Raffi Freedman-Gurspan, 28, a longtime advocate for transgender rights, will be an outreach and recruitment director for presidential personnel, according to a statement from the Obama administration.

“Raffi Freedman-Gurspan demonstrates the kind of leadership this administration champions,” Valerie Jarrett, senior adviser to the president, said in a statement.

“Her commitment to bettering the lives of transgender Americans, particularly transgender people of color and those in poverty, reflects the values of this administration.”

From Obama notching up a U.S. presidential first by using the word transgender in this year’s State of the Union address, to the coming out of Caitlyn Jenner, formerly known as Olympic athlete Bruce Jenner, transgender rights are garnering worldwide attention.

Freedman-Gurspan holds a degree in political science and Norwegian, and formerly worked as a policy adviser at the National Center for Transgender Equality (NCTE).

Maria Keisling, NCTE executive director and Freedman-Gurspan’s former employer, expressed her elation at the news in a statement on the advocacy organization’s website.

“That the first transgender appointee is a transgender woman of color is itself significant.
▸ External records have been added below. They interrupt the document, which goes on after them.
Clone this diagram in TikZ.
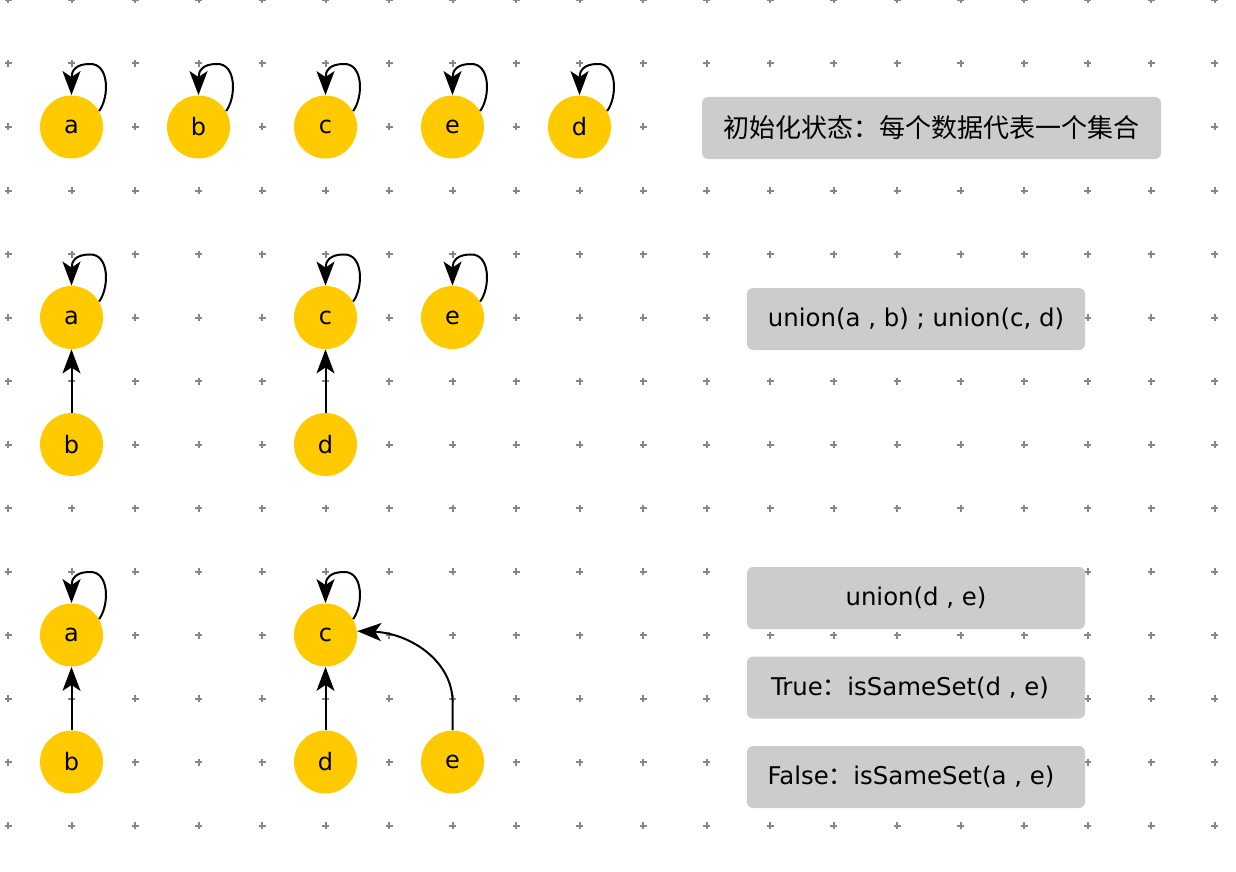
\documentclass[tikz,border=0pt]{standalone}
\usepackage{fontspec}
\setmainfont{DejaVu Sans}
\newfontfamily\cjk{Noto Sans CJK SC}
\usetikzlibrary{arrows.meta}
\definecolor{nodeyellow}{RGB}{255,202,0}
\definecolor{boxgray}{RGB}{204,204,204}
\definecolor{dotgray}{RGB}{135,135,135}
\newcommand\selfloop[1]{%
  \draw[arr] (#1.30) .. controls ([shift={(38,-30)}]#1.center) and ([shift={(38,-64)}]#1.center) .. ([shift={(18,-63)}]#1.center)
    .. controls ([shift={(4,-63)}]#1.center) and ([shift={(0,-56)}]#1.center) .. (#1.north);}
\begin{document}
\begin{tikzpicture}[x=0.5pt,y=-0.5pt,
  setnode/.style={circle,fill=nodeyellow,minimum size=31.5pt,inner sep=0pt,font=\fontsize{12}{14}\selectfont},
  textbox/.style={rounded corners=3pt,fill=boxgray,minimum height=31pt,inner sep=0pt,font=\fontsize{12.2}{14}\selectfont},
  arr/.style={line width=1pt,-{Stealth[length=12pt,width=9pt,inset=3pt]}},
  griddot/.style={dotgray,line width=1pt}]
\useasboundingbox (0,0) rectangle (1236,872);
% grid
\foreach \i in {0,...,19}{
  \foreach \j in {0,...,13}{
    \draw[griddot] ({8+63.5*\i-3.5},{63.5*\j}) -- ({8+63.5*\i+3.5},{63.5*\j})
                   ({8+63.5*\i},{63.5*\j-3.5}) -- ({8+63.5*\i},{63.5*\j+3.5});
  }
}
% row 1
\node[setnode] (a1) at (71.5,127) {\raisebox{-1pt}{a}};
\node[setnode] (b1) at (198.5,127) {\raisebox{-1pt}{b}};
\node[setnode] (c1) at (325.5,127) {\raisebox{-1pt}{c}};
\node[setnode] (e1) at (452.5,127) {\raisebox{-1pt}{e}};
\node[setnode] (d1) at (579.5,127) {\raisebox{-1pt}{d}};
\selfloop{a1}\selfloop{b1}\selfloop{c1}\selfloop{e1}\selfloop{d1}
% row 2
\node[setnode] (a2) at (71.5,317.5) {\raisebox{-1pt}{a}};
\node[setnode] (c2) at (325.5,317.5) {\raisebox{-1pt}{c}};
\node[setnode] (e2) at (452.5,317.5) {\raisebox{-1pt}{e}};
\node[setnode] (b2) at (71.5,444.5) {\raisebox{-1pt}{b}};
\node[setnode] (d2) at (325.5,444.5) {\raisebox{-1pt}{d}};
\selfloop{a2}\selfloop{c2}\selfloop{e2}
\draw[arr] (b2.north) -- (a2.south);
\draw[arr] (d2.north) -- (c2.south);
% row 3
\node[setnode] (a3) at (71.5,635) {\raisebox{-1pt}{a}};
\node[setnode] (c3) at (325.5,635) {\raisebox{-1pt}{c}};
\node[setnode] (b3) at (71.5,762) {\raisebox{-1pt}{b}};
\node[setnode] (d3) at (325.5,762) {\raisebox{-1pt}{d}};
\node[setnode] (e3) at (452.5,762) {\raisebox{-1pt}{e}};
\selfloop{a3}\selfloop{c3}
\draw[arr] (b3.north) -- (a3.south);
\draw[arr] (d3.north) -- (c3.south);
\draw[arr] (e3.north) -- ([shift={(0,-31)}]e3.north) .. controls ([shift={(-2,-71)}]e3.north) and ([shift={(-44,-97)}]e3.north) .. (c3.7);
% boxes
\node[textbox,minimum width=229.5pt] (t1) at (931.5,128) {\cjk\fontsize{13}{15}\selectfont 初始化状态：每个数据代表一个集合};
\node[textbox,minimum width=169pt] (t2) at (916,319) {union(a , b) ; union(c, d)};
\node[textbox,minimum width=169pt] (t3) at (916,598) {union(d , e)};
\node[textbox,minimum width=169pt] (t4) at (916,687.5) {True{\cjk ：}isSameSet(d , e)\kern6pt\null};
\node[textbox,minimum width=169pt] (t5) at (916,777) {False{\cjk ：}isSameSet(a , e)\kern5pt\null};
\end{tikzpicture}
\end{document}
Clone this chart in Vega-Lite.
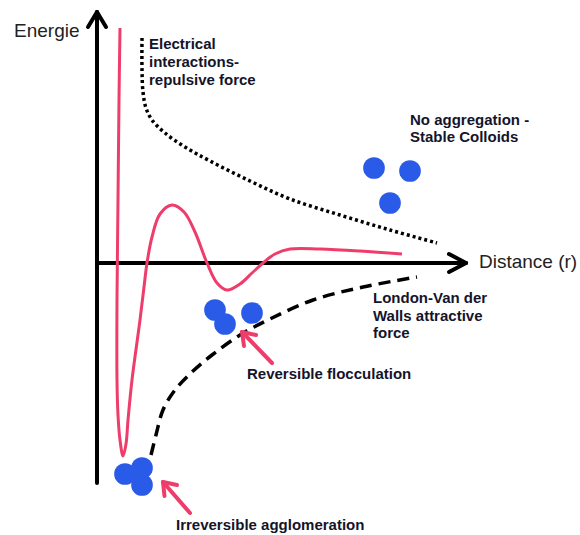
{
  "$schema": "https://vega.github.io/schema/vega-lite/v6.json",
  "width": 580,
  "height": 535,
  "padding": 0,
  "autosize": {"type": "fit", "contains": "padding"},
  "background": "white",
  "config": {"view": {"stroke": null}},
  "encoding": {
    "x": {"field": "x", "type": "quantitative", "scale": {"domain": [-97, 483], "nice": false, "zero": false}, "axis": null},
    "y": {"field": "y", "type": "quantitative", "scale": {"domain": [-272, 263], "nice": false, "zero": false}, "axis": null}
  },
  "layer": [
    {
      "data": {"values": [
        {"i": 0, "x": 45, "y": 225},
        {"i": 1, "x": 45, "y": 193},
        {"i": 2, "x": 46, "y": 171},
        {"i": 3, "x": 49, "y": 155},
        {"i": 4, "x": 55, "y": 143},
        {"i": 5, "x": 68, "y": 130},
        {"i": 6, "x": 88, "y": 116},
        {"i": 7, "x": 113, "y": 102},
        {"i": 8, "x": 153, "y": 82},
        {"i": 9, "x": 193, "y": 64},
        {"i": 10, "x": 243, "y": 48},
        {"i": 11, "x": 293, "y": 33},
        {"i": 12, "x": 340, "y": 20}
      ]},
      "mark": {"type": "line", "color": "#000000", "strokeWidth": 3.5, "strokeDash": [3, 3], "interpolate": "catmull-rom"},
      "encoding": {"order": {"field": "i", "type": "quantitative"}}
    },
    {
      "data": {"values": [
        {"i": 0, "x": 54, "y": -192},
        {"i": 1, "x": 59, "y": -172},
        {"i": 2, "x": 66, "y": -147},
        {"i": 3, "x": 78, "y": -127},
        {"i": 4, "x": 95, "y": -109},
        {"i": 5, "x": 115, "y": -92},
        {"i": 6, "x": 143, "y": -72},
        {"i": 7, "x": 173, "y": -56},
        {"i": 8, "x": 216, "y": -37},
        {"i": 9, "x": 266, "y": -24},
        {"i": 10, "x": 320, "y": -14}
      ]},
      "mark": {"type": "line", "color": "#000000", "strokeWidth": 3.5, "strokeDash": [12, 7], "interpolate": "catmull-rom"},
      "encoding": {"order": {"field": "i", "type": "quantitative"}}
    },
    {
      "data": {"values": [
        {"x": 0, "y": -220, "x2": 0, "y2": 251},
        {"x": 0, "y": 251, "x2": -9, "y2": 236},
        {"x": 0, "y": 251, "x2": 9, "y2": 236},
        {"x": 0, "y": 0, "x2": 369, "y2": 0},
        {"x": 369, "y": 0, "x2": 352, "y2": 9},
        {"x": 369, "y": 0, "x2": 352, "y2": -9}
      ]},
      "mark": {"type": "rule", "color": "#000000", "strokeWidth": 4, "strokeCap": "round"},
      "encoding": {"x2": {"field": "x2"}, "y2": {"field": "y2"}}
    },
    {
      "data": {"values": [
        {"i": 0, "x": 23, "y": 235},
        {"i": 1, "x": 22, "y": 163},
        {"i": 2, "x": 21, "y": 63},
        {"i": 3, "x": 20, "y": -37},
        {"i": 4, "x": 20, "y": -117},
        {"i": 5, "x": 21, "y": -152},
        {"i": 6, "x": 23, "y": -177},
        {"i": 7, "x": 26, "y": -193},
        {"i": 8, "x": 29, "y": -181},
        {"i": 9, "x": 31, "y": -157},
        {"i": 10, "x": 35, "y": -117},
        {"i": 11, "x": 43, "y": -57},
        {"i": 12, "x": 47, "y": -24},
        {"i": 13, "x": 50, "y": 0},
        {"i": 14, "x": 55, "y": 26},
        {"i": 15, "x": 63, "y": 49},
        {"i": 16, "x": 75, "y": 58},
        {"i": 17, "x": 87, "y": 51},
        {"i": 18, "x": 98, "y": 31},
        {"i": 19, "x": 110, "y": 0},
        {"i": 20, "x": 120, "y": -20},
        {"i": 21, "x": 130, "y": -27},
        {"i": 22, "x": 143, "y": -21},
        {"i": 23, "x": 155, "y": -10},
        {"i": 24, "x": 166, "y": 0},
        {"i": 25, "x": 178, "y": 9},
        {"i": 26, "x": 193, "y": 14},
        {"i": 27, "x": 223, "y": 14},
        {"i": 28, "x": 263, "y": 12},
        {"i": 29, "x": 305, "y": 9}
      ]},
      "mark": {"type": "line", "color": "#ee3d6b", "strokeWidth": 3, "interpolate": "catmull-rom"},
      "encoding": {"order": {"field": "i", "type": "quantitative"}}
    },
    {
      "data": {"values": [
        {"x": 175, "y": -100, "x2": 145, "y2": -69},
        {"x": 145, "y": -69, "x2": 147, "y2": -83},
        {"x": 145, "y": -69, "x2": 159, "y2": -72},
        {"x": 93, "y": -250, "x2": 66, "y2": -219},
        {"x": 66, "y": -219, "x2": 67.5, "y2": -233},
        {"x": 66, "y": -219, "x2": 80, "y2": -222}
      ]},
      "mark": {"type": "rule", "color": "#ee3d6b", "strokeWidth": 4, "strokeCap": "round"},
      "encoding": {"x2": {"field": "x2"}, "y2": {"field": "y2"}}
    },
    {
      "data": {"values": [
        {"x": 277, "y": 95},
        {"x": 313, "y": 92},
        {"x": 293, "y": 60},
        {"x": 118, "y": -47},
        {"x": 128, "y": -61},
        {"x": 155, "y": -50},
        {"x": 28, "y": -211},
        {"x": 45, "y": -205},
        {"x": 45, "y": -222}
      ]},
      "mark": {"type": "point", "shape": "circle", "filled": true, "opacity": 1, "color": "#2a5be8", "size": 470, "strokeWidth": 0}
    },
    {
      "data": {"values": [
        {"label": "Energie", "x": -83, "y": 226},
        {"label": "Distance (r)", "x": 382, "y": -5}
      ]},
      "mark": {"type": "text", "align": "left", "baseline": "alphabetic", "font": "Liberation Sans", "fontSize": 19, "color": "#222222"},
      "encoding": {"text": {"field": "label"}}
    },
    {
      "data": {"values": [
        {"label": "Electrical", "x": 52, "y": 214},
        {"label": "interactions-", "x": 52, "y": 196},
        {"label": "repulsive force", "x": 52, "y": 178},
        {"label": "No aggregation -", "x": 313, "y": 138},
        {"label": "Stable Colloids", "x": 313, "y": 121},
        {"label": "London-Van der", "x": 276, "y": -40},
        {"label": "Walls attractive", "x": 276, "y": -58},
        {"label": "force", "x": 276, "y": -75},
        {"label": "Reversible flocculation", "x": 150, "y": -116},
        {"label": "Irreversible agglomeration", "x": 79, "y": -267}
      ]},
      "mark": {"type": "text", "align": "left", "baseline": "alphabetic", "font": "Liberation Sans", "fontSize": 15, "fontWeight": "bold", "color": "#14142a"},
      "encoding": {"text": {"field": "label"}}
    }
  ]
}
And that the first White House transgender appointee is a friend is inspiring to me and to countless others who have been touched by Raffi’s advocacy.”

While Freedman-Gurspan is not the first transgender person to be employed by the U.S. government, she is the first to hold a full-time position within the White House itself.

In 2009 Dylan Orr became the first ever transgender presidential political appointee while working at the Labor Department, and 22-year-old Sarah McBride was an intern at the White House in 2013.

The appointment comes amid a wider push from the Obama administration to promote equality for transgender U.S. citizens.

In July, a decades-long ban on the military employing transgender personnel was lifted, and a 2014 bill made discrimination against gay and transgender people working for federal governments or contractors illegal.

But many transgender people still live in fear of abuse and assault in the United States, and face the highest risk of murder within the LGBT community, according to the National Coalition of Anti-Violence Programs.